Today in History: The crash of LZ-4 and the Miracle at Echterdingen

Today is the anniversary of the crash of LZ-4 on August 5, 1908.  The crash could have been the end of the zeppelin dream, but marked instead its beginning.

LZ-4

On July 1, 1908, Ferdinand von Zeppelin’s fourth airship, LZ-4, made a record-breaking 12-hour flight over Switzerland.  The German government promised financial support if Zeppelin’s ship could make a full 24-hour endurance flight and the count agreed to the challenge.

LZ-4 leaving its hangar on the Bodensee for the 24 hour test flight that ended in the crash at Echterdingen.

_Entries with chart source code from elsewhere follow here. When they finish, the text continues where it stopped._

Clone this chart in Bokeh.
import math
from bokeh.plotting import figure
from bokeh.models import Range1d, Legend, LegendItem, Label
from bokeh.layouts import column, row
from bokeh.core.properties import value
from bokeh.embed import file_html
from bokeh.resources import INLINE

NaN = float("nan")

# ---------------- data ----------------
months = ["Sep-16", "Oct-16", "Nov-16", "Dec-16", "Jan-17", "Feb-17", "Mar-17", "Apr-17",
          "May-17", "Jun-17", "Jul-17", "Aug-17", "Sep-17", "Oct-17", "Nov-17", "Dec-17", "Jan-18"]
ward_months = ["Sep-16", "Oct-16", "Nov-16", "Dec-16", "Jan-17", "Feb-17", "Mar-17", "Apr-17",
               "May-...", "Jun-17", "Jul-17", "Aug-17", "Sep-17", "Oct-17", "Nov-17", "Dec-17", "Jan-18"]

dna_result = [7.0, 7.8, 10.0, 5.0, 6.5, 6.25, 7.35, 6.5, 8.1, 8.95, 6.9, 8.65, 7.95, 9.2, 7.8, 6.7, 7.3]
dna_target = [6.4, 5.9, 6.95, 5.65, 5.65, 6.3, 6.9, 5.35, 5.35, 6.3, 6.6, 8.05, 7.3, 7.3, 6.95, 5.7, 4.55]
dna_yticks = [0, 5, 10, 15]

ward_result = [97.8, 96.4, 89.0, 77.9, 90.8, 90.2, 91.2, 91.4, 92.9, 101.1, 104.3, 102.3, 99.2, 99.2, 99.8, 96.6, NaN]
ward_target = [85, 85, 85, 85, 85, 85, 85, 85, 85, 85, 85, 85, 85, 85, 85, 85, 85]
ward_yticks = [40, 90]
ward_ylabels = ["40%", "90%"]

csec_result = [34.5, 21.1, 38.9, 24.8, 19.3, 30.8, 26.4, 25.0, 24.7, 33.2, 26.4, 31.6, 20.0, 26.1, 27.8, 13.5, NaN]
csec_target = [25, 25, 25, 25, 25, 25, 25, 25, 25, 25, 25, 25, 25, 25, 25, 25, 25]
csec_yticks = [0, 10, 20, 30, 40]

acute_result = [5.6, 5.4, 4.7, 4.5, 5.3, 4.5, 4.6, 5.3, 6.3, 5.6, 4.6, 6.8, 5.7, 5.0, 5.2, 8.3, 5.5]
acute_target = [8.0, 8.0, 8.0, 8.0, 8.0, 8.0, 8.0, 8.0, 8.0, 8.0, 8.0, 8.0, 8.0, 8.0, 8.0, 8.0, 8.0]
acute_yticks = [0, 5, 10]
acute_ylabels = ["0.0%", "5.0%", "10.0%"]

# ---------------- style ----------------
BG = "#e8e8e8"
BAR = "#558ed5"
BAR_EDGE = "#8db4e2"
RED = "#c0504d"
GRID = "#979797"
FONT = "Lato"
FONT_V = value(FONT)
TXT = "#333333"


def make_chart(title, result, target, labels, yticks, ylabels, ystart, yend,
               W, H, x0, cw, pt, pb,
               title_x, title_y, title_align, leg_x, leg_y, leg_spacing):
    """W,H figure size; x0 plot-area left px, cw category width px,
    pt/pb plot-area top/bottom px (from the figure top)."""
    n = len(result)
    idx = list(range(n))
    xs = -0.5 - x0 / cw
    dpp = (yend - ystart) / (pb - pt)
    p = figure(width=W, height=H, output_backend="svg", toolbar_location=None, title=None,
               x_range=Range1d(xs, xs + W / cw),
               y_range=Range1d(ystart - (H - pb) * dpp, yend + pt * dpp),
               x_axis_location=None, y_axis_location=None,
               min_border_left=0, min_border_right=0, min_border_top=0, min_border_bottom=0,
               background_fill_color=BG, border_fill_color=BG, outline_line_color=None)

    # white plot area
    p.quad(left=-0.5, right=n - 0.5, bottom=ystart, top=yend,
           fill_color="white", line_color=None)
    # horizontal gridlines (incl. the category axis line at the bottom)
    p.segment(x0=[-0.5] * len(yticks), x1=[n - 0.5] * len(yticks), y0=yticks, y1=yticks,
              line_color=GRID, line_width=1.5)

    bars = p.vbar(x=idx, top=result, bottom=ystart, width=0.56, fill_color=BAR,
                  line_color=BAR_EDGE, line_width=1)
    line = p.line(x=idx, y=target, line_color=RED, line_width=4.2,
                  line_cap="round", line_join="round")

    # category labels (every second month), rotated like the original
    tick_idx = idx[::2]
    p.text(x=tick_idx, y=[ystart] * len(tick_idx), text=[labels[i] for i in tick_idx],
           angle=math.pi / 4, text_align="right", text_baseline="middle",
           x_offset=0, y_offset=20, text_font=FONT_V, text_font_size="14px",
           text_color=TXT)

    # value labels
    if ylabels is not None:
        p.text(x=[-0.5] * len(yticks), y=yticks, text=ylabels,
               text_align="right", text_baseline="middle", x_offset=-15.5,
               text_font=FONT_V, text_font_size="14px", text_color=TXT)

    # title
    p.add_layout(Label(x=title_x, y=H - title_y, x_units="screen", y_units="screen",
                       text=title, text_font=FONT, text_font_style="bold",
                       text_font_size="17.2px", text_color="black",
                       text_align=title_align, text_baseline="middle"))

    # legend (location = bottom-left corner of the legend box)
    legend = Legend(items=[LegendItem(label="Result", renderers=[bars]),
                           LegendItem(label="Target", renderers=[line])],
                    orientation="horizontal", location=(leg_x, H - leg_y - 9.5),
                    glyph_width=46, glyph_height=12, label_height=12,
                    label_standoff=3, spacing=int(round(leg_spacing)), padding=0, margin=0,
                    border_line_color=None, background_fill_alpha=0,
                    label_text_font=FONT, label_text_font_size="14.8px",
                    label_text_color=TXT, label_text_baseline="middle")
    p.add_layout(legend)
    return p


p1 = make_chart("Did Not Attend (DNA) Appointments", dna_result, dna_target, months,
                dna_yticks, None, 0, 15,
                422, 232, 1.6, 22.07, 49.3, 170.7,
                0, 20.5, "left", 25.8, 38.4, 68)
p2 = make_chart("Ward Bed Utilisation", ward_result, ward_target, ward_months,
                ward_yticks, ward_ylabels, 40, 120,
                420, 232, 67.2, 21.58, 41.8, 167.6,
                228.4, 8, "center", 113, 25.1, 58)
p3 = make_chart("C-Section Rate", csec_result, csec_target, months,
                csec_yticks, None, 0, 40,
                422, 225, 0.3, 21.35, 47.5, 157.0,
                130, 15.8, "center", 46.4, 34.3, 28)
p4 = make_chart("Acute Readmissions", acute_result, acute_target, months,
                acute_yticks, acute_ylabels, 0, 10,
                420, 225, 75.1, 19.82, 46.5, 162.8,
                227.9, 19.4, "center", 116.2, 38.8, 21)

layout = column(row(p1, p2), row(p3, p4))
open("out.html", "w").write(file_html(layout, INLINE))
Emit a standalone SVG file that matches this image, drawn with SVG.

LZ-4 leaving its hangar on the Bodensee for the 24 hour test flight that ended at Echterdingen.

Echterdingen

LZ-4 departed its floating hangar on the Bodensee on August 4, 1908 but was forced to make an emergency landing in a field at the town of Echterdingen the next day.  The ship was pulled from its temporary mooring by a sudden storm and destroyed when its hydrogen ignited.

Wreckage of LZ-4 at Echterdingen

Wreckage of LZ-4 at Echterdingen

LZ-4 Wreckage at Echterdingen

Wreckage of LZ-4  at Echterdingen

Rather than losing faith in Count Zeppelin’s work in response to the crash, the German public rallied behind his efforts.  Germans contributed 6 million marks for the construction of a new airship in what became known as the “Miracle at Echterdingen” and the enthusiastic support of the German people gave new life to the zeppelin enterprise.  The next 30 years of zeppelin development was made possible by the Miracle at Echterdingen.